His example shows he did not ask for the chains to be removed, but for an open door where he was, challenging believers who start but struggle to finish amid limitations, sufferings, and distractions.

The Living Story: Theology in Action

When the Colossian letter is read aloud, the room is filled not only with doctrine but with living testimonies embodied by the very messengers present. Onesimus, formerly a runaway, is publicly named as a brother; Philemon, seated among the congregation, holds Paul’s separate letter that calls for a response consistent with Christ’s supremacy.
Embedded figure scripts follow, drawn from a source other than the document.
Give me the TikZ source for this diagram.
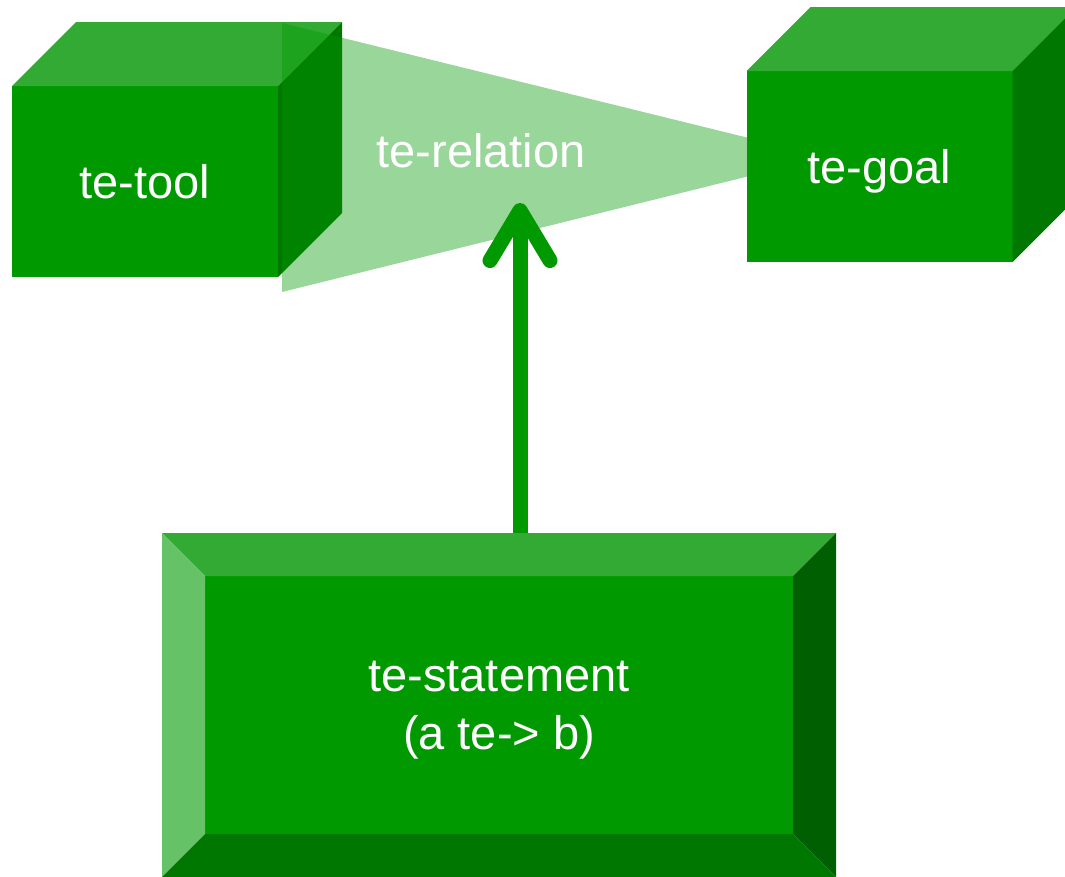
\documentclass[tikz,border=0pt]{standalone}
\usepackage{fontspec}
\setmainfont{Liberation Sans}
\usepackage{tikz}
\usetikzlibrary{arrows.meta, positioning}
\definecolor{teface}{HTML}{009900}
\definecolor{tetop}{HTML}{33AA33}
\definecolor{teside}{HTML}{007700}
\definecolor{tebevelleft}{HTML}{66C266}
\definecolor{tebevelright}{HTML}{005F00}
\tikzstyle{cube} = [rectangle, minimum width=266pt, minimum height=191pt, inner sep=0pt, outer sep=0pt, fill=teface, text=white, text depth=0pt, font=\fontsize{47}{58}\selectfont]
\tikzstyle{cubetop} = [fill=tetop]
\tikzstyle{cubeside} = [fill=teside]
\tikzstyle{wedge} = [fill=teface, fill opacity=0.4]
\tikzstyle{reltext} = [text=white, inner sep=0pt, font=\fontsize{47}{58}\selectfont]
\tikzstyle{stmt} = [rectangle, minimum width=588pt, minimum height=258pt, inner sep=0pt, outer sep=0pt, fill=teface, text=white, align=center, text depth=0pt, font=\fontsize{47}{58}\selectfont]
\tikzstyle{arrow} = [-{Straight Barb[round, length=50pt, width=60pt]}, line width=15pt, draw=teface]

\begin{document}
\begin{tikzpicture}[x=1pt, y=-1pt]
    \useasboundingbox (0, 0) rectangle (1065, 876);

    % te-tool
    \node (tool) [cube] at (145, 181.5) {te-tool};
    \fill [cubetop] (tool.north west) -- ++(64, -64) -- ++(266, 0) -- (tool.north east) -- cycle;
    \fill [cubeside] (tool.north east) -- ++(64, -64) -- ++(0, 191) -- (tool.south east) -- cycle;

    % relation
    \fill [wedge] (282, 23) -- (826, 157) -- (282, 292) -- cycle;
    \node (relation) [reltext] at (481, 151) {te-relation};
    \coordinate (relIn) at (520, 203);

    % te-goal
    \node (goal) [cube] at (879.5, 166.5) {te-goal};
    \fill [cubetop] (goal.north west) -- ++(64, -64) -- ++(267, 0) -- (goal.north east) -- cycle;
    \fill [cubeside] (goal.north east) -- ++(64, -64) -- ++(0, 191) -- (goal.south east) -- cycle;

    % te-statement
    \node (statement) [stmt] at (499, 705) {te-statement\\(a te-> b)};
    \fill [tetop] (statement.north west) -- ++(-43, -43) -- ++(674, 0) -- (statement.north east) -- cycle;
    \fill [tebevelleft] (statement.north west) -- ++(-43, -43) -- ++(0, 344) -- (statement.south west) -- cycle;
    \fill [tebevelright] (statement.north east) -- ++(43, -43) -- ++(0, 344) -- (statement.south east) -- cycle;
    \fill [teside] (statement.south west) -- ++(-43, 43) -- ++(674, 0) -- (statement.south east) -- cycle;

    \draw [arrow, shorten <=43pt] (relIn |- statement.north) -- (relIn);

\end{tikzpicture}
\end{document}
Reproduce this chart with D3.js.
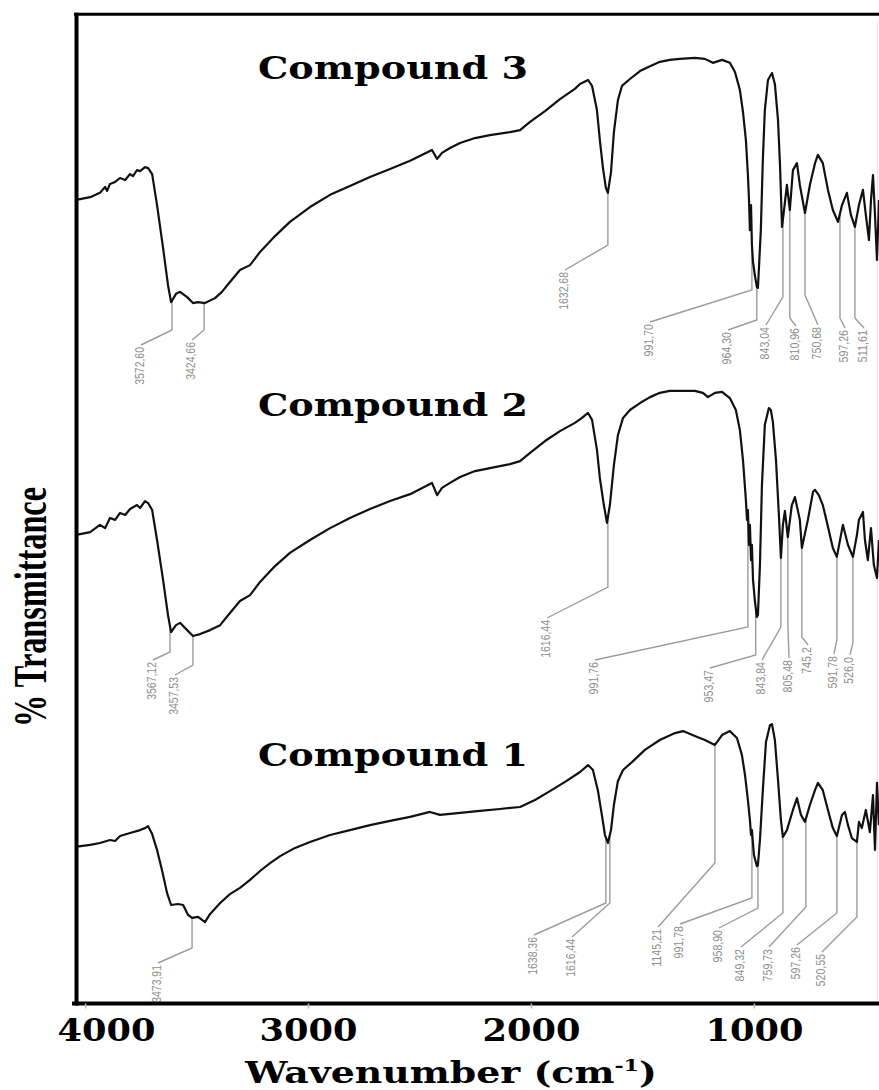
<!DOCTYPE html>
<html><head><meta charset="utf-8">
<script src="https://cdn.jsdelivr.net/npm/d3@7/dist/d3.min.js"></script>
<style>html,body{margin:0;padding:0;background:#fff;}svg{display:block;}</style>
</head><body>
<svg id="chart" width="879" height="1090"></svg>
<script>
// ---------- DATA ----------
const xTicks = [4000, 3000, 2000, 1000];
const compoundNames = ["Compound 3", "Compound 2", "Compound 1"];
const xTitle = "Wavenumber (cm";
const yTitle = "% Transmittance";

// Compound 3 spectrum (wavenumber cm-1, % transmittance within its panel)
const c3Wn = [4045,3977,3933,3910,3901,3888,3865,3843,3820,3798,3785,3767,3753,3731,3717,3699,3677,3650,3628,3614,3592,3574,3542,3516,3493,3462,3417,3386,3350,3305,3260,3215,3148,3081,2991,2901,2812,2722,2632,2542,2453,2444,2421,2399,2363,2318,2251,2184,2094,2049,2004,1937,1870,1803,1780,1744,1726,1704,1691,1677,1664,1655,1641,1628,1610,1592,1556,1511,1466,1422,1377,1332,1265,1220,1184,1143,1108,1085,1063,1049,1036,1027,1022,1018,1013,1009,1004,996,987,982,969,960,951,937,919,906,892,883,874,865,852,839,825,807,794,771,749,726,713,691,668,646,623,605,583,565,547,529,511,498,484,475,466,457,448,439];
const c3T = [43.6,44.5,45.8,47.6,46.4,48.5,49.1,50.3,49.7,51.5,50.9,52.7,52.4,53.6,53.3,51.5,42.1,29.1,17.9,12.7,15.2,15.8,14.2,12.4,12.7,12.4,13.9,15.8,18.8,22.4,23.9,27.9,32.7,37.0,41.5,45.2,47.9,50.6,53.0,55.5,58.5,58.8,56.1,57.9,59.4,60.9,62.4,63.3,64.2,64.8,67.3,70.6,74.2,77.3,78.8,80.0,78.2,70.9,61.8,53.3,47.3,45.8,52.1,64.2,73.9,78.2,80.3,82.7,84.2,85.5,86.1,86.4,86.7,86.4,85.2,86.1,85.2,82.4,77.0,70.3,61.8,51.2,43.6,34.5,42.1,30.0,24.8,20.9,17.3,17.0,34.5,55.8,70.9,80.0,82.1,78.8,67.9,54.2,35.5,40.6,48.2,40.6,52.7,54.8,48.2,39.7,48.2,54.8,57.3,54.8,46.7,40.6,37.0,42.1,45.8,39.1,35.5,42.1,46.7,39.1,31.5,43.6,51.2,39.1,25.5,43.6];
const c3PeakWn = [3610,3466,1655,1009,987,870,839,771,614,547];
const c3PeakLabels = ["3572,60","3424,66","1632,68","991,70","964,30","843,04","810,96","750,68","597,26","511,61"];

// Compound 2 spectrum
const c2Wn = [4045,3977,3933,3910,3888,3865,3843,3820,3798,3767,3753,3731,3717,3699,3677,3650,3628,3614,3592,3574,3542,3516,3484,3439,3394,3350,3305,3260,3215,3148,3081,2991,2901,2812,2722,2632,2542,2453,2444,2421,2399,2363,2318,2251,2184,2094,2049,2004,1937,1870,1803,1771,1744,1726,1704,1691,1673,1659,1646,1628,1610,1587,1556,1511,1466,1422,1377,1332,1265,1229,1206,1175,1143,1108,1081,1063,1049,1036,1031,1027,1022,1018,1013,1009,1004,996,987,982,973,964,951,933,924,915,901,888,879,870,861,848,830,816,794,785,758,735,726,709,691,673,646,628,601,578,556,538,529,511,502,489,475,462,448,439];
const c2T = [42.1,43.0,45.2,44.2,47.3,46.7,48.8,48.2,50.0,51.2,50.3,52.4,51.8,49.7,40.6,28.5,17.9,12.7,14.8,15.5,13.3,11.5,12.1,13.3,14.8,18.5,22.1,23.9,27.9,32.7,36.7,40.6,44.2,47.3,50.0,52.4,54.5,57.6,57.9,54.2,56.4,57.9,59.7,61.5,62.4,63.6,64.5,67.0,70.6,73.6,76.1,77.6,79.1,77.0,67.9,59.4,51.2,45.8,51.2,63.3,72.4,77.6,80.0,82.1,83.9,85.2,85.8,85.8,85.8,85.2,83.9,85.2,85.5,83.6,80.0,73.9,64.8,52.7,46.7,49.7,39.1,45.2,34.5,39.1,28.5,22.4,17.3,17.9,33.0,57.3,75.5,80.6,80.0,76.4,64.8,48.2,35.2,45.2,49.4,41.5,51.2,53.6,46.7,38.2,46.7,55.2,55.8,54.2,51.2,46.1,38.2,35.5,45.2,39.1,35.5,42.1,46.7,49.1,40.6,34.5,44.2,33.0,29.1,40.6];
const c2PeakWn = [3619,3516,1655,1027,992,879,848,785,628,556];
const c2PeakLabels = ["3567,12","3457,53","1616,44","991,76","953,47","843,84","805,48","745,2","591,78","526,0"];

// Compound 1 spectrum
const c1Wn = [4045,3977,3933,3888,3865,3843,3798,3753,3731,3717,3699,3677,3655,3632,3614,3583,3560,3538,3520,3493,3462,3439,3394,3350,3305,3260,3215,3170,3125,3058,2991,2901,2812,2722,2632,2542,2453,2408,2318,2229,2139,2049,1982,1915,1847,1780,1744,1722,1700,1682,1668,1655,1641,1628,1610,1587,1547,1489,1422,1354,1318,1265,1220,1175,1143,1108,1076,1054,1040,1027,1018,1013,1009,1000,987,982,973,960,946,928,919,906,892,879,870,852,825,807,789,771,749,726,713,691,668,646,628,605,592,578,561,538,529,516,498,480,466,457,448,439];
const c1T = [47.6,48.2,48.8,49.7,49.4,50.9,51.8,52.7,53.3,53.9,51.5,46.7,40.6,33.6,30.0,30.3,30.0,27.0,26.1,26.4,24.8,27.3,30.6,33.3,35.2,37.6,40.3,42.7,44.8,47.3,49.1,51.2,52.7,54.2,55.5,56.7,58.2,57.3,57.9,58.5,59.1,59.7,61.8,64.5,67.3,70.3,72.4,70.9,64.8,57.3,51.2,48.8,52.7,60.3,67.6,70.9,73.3,77.0,80.0,82.1,82.7,81.2,80.0,78.5,81.5,82.7,80.6,75.5,69.4,61.8,55.8,51.2,52.7,45.2,41.8,42.1,49.7,64.8,79.4,84.5,84.8,80.0,67.9,55.8,50.6,52.7,58.8,62.4,57.3,55.2,60.3,64.8,67.0,64.8,58.8,53.3,50.9,57.3,58.2,54.2,50.3,49.1,55.2,53.3,58.8,52.1,63.3,46.7,67.0,54.2];
const c1PeakWn = [3520,1664,1646,1175,1009,982,870,767,628,538];
const c1PeakLabels = ["3473,91","1638,36","1616,44","1145,21","991,78","958,90","849,32","759,73","597,26","520,55"];

// ---------- LAYOUT (pixels) ----------
// leader line: [elbow y, label end x, label end y]
const c3Leader = [[330,141,345],[330,192,340],[245,565,270],[290,650,322],[320,728,330],[297,766,325],[318,796,326],[295,818,325],[318,845,328],[318,864,328]];
const c2Leader = [[652,153,660],[665,175,675],[587,547,618],[627,595,660],[655,710,668],[627,762,660],[623,789,658],[637,808,645],[640,834,654],[643,850,655]];
const c1Leader = [[948,158,963],[903,534,935],[903,572,937],[863,658,927],[898,680,924],[908,719,928],[913,741,947],[907,769,947],[913,797,945],[917,822,952]];

const svg = d3.select("#chart");
const x = d3.scaleLinear().domain([4045, 439]).range([75, 879]);

const panels = [
  {name: compoundNames[0], wn: c3Wn, t: c3T, peaks: c3PeakWn, labels: c3PeakLabels, lead: c3Leader, top: 14, bottom: 344, titleY: 79},
  {name: compoundNames[1], wn: c2Wn, t: c2T, peaks: c2PeakWn, labels: c2PeakLabels, lead: c2Leader, top: 344, bottom: 674, titleY: 416},
  {name: compoundNames[2], wn: c1Wn, t: c1T, peaks: c1PeakWn, labels: c1PeakLabels, lead: c1Leader, top: 674, bottom: 1004, titleY: 766}
];

function interp(wn, t, w) {
  for (let i = 0; i < wn.length - 1; i++) {
    if (wn[i] >= w && wn[i+1] <= w) {
      const f = (wn[i] - w) / (wn[i] - wn[i+1]);
      return t[i] + f * (t[i+1] - t[i]);
    }
  }
  return t[t.length - 1];
}

// faint right border of the original image
svg.append("line").attr("x1", 877.5).attr("x2", 877.5).attr("y1", 22).attr("y2", 1000)
  .attr("stroke", "#e4e4e4").attr("stroke-width", 1);

panels.forEach(p => {
  const y = d3.scaleLinear().domain([0, 100]).range([p.bottom, p.top]);
  const g = svg.append("g");
  // peak leaders
  p.peaks.forEach((w, i) => {
    const px = x(w), py = y(interp(p.wn, p.t, w));
    const L = p.lead[i];
    g.append("polyline")
      .attr("points", `${px},${py} ${px},${L[0]} ${L[1]},${L[2]}`)
      .attr("fill", "none").attr("stroke", "#9c9c9c").attr("stroke-width", 1.4);
    g.append("text")
      .attr("transform", `translate(${L[1]},${L[2] + 2}) rotate(-90)`)
      .attr("text-anchor", "end").attr("dominant-baseline", "middle")
      .attr("font-family", "'Liberation Sans Narrow','Arial Narrow','Liberation Sans',sans-serif")
      .attr("font-size", 13).attr("fill", "#8e8e8e")
      .attr("textLength", p.labels[i].length * 5.4).attr("lengthAdjust", "spacingAndGlyphs")
      .text(p.labels[i]);
  });
  // spectrum
  const line = d3.line().x(d => x(d[0])).y(d => y(d[1]));
  g.append("path").datum(p.wn.map((w, i) => [w, p.t[i]]))
    .attr("d", line).attr("fill", "none").attr("stroke", "#111")
    .attr("stroke-width", 2.2).attr("stroke-linejoin", "round");
  // title
  g.append("text").attr("x", 258).attr("y", p.titleY)
    .attr("font-family", "'DejaVu Serif',serif").attr("font-weight", "bold")
    .attr("font-size", 31).attr("fill", "#000")
    .attr("textLength", 270).attr("lengthAdjust", "spacingAndGlyphs")
    .text(p.name);
});

// frame
svg.append("line").attr("x1", 74).attr("x2", 879).attr("y1", 14.3).attr("y2", 14.3)
  .attr("stroke", "#000").attr("stroke-width", 3);
svg.append("line").attr("x1", 76.5).attr("x2", 76.5).attr("y1", 12.8).attr("y2", 1005.5)
  .attr("stroke", "#000").attr("stroke-width", 4);

// x axis
const xAxis = svg.append("g").attr("transform", "translate(0,1003.5)")
  .call(d3.axisBottom(x).tickValues(xTicks).tickSize(5).tickSizeOuter(0).tickFormat(d3.format("d")));
xAxis.select(".domain").attr("stroke", "#000").attr("stroke-width", 4)
  .attr("d", "M72,0H879");
xAxis.selectAll(".tick line").attr("stroke", "#bbb").attr("stroke-width", 1.5);
xAxis.selectAll(".tick text")
  .attr("y", 37).attr("dy", 0)
  .attr("font-family", "'DejaVu Serif',serif").attr("font-weight", "bold")
  .attr("font-size", 31).attr("fill", "#000")
  .attr("textLength", 98).attr("lengthAdjust", "spacingAndGlyphs")
  .attr("dx", d => d === 4000 ? 21 : 0);

// x title
const xt = svg.append("text").attr("x", 245).attr("y", 1083)
  .attr("font-family", "'DejaVu Serif',serif").attr("font-weight", "bold")
  .attr("font-size", 29).attr("fill", "#000")
  .attr("textLength", 412).attr("lengthAdjust", "spacingAndGlyphs");
xt.append("tspan").text(xTitle);
xt.append("tspan").attr("font-size", 17).attr("dy", -12).text("-1");
xt.append("tspan").attr("dy", 12).text(")");

// y title
svg.append("text").attr("transform", "translate(46,607) rotate(-90)")
  .attr("text-anchor", "middle")
  .attr("font-family", "'Liberation Serif','Times New Roman',serif").attr("font-weight", "bold")
  .attr("font-size", 46).attr("fill", "#000")
  .attr("textLength", 240).attr("lengthAdjust", "spacingAndGlyphs")
  .text(yTitle);
</script>
</body></html>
In that moment, theology confronts real wounds and concrete decisions. The supremacy of Christ is no longer abstract—it reshapes relationships and challenges power dynamics. Paul refuses to command compliance; instead, he appeals to Philemon’s conscience in Christ, offering to settle debts and directing him toward grace, forgiveness, and a recognition of Onesimus’s new identity.

The gospel thus moves from proclamation to practiced reconciliation, revealing its cost and its transformative power within the gathered church.

Key Takeaways for the Modern Believer

The sermon crystallizes several applications:

  • Diversity as strength: The ministry team includes Jews and Gentiles (e.g., Luke), leaders and servants (e.g., Nympha, Onesimus), specialists and intercessors. Their differences form a mosaic in which “Christ is all and is in all” (Colossians 3:11).
  • Doctrine fuels practice: Without the theology of Chapters 1–2—Christ’s supremacy, the believer’s completeness—the practices of Chapters 3–4 lack power. With theology but without practice, witness is compromised.
  • Gracious speech as healing: Chapter 4’s call to grace in words is restorative, aiming to heal rather than harm.
  • Finish the ministry given: Archippus’s charge applies broadly—complete what the Lord has entrusted. The book leaves believers both secure (“our life is hidden in him”) and sent to live out their faith in tangible, relational ways.
  • Grace over power: The Philemon episode models aligning authority and rights under Jesus’s lordship, choosing reconciliation, forgiveness, and dignifying others in Christ.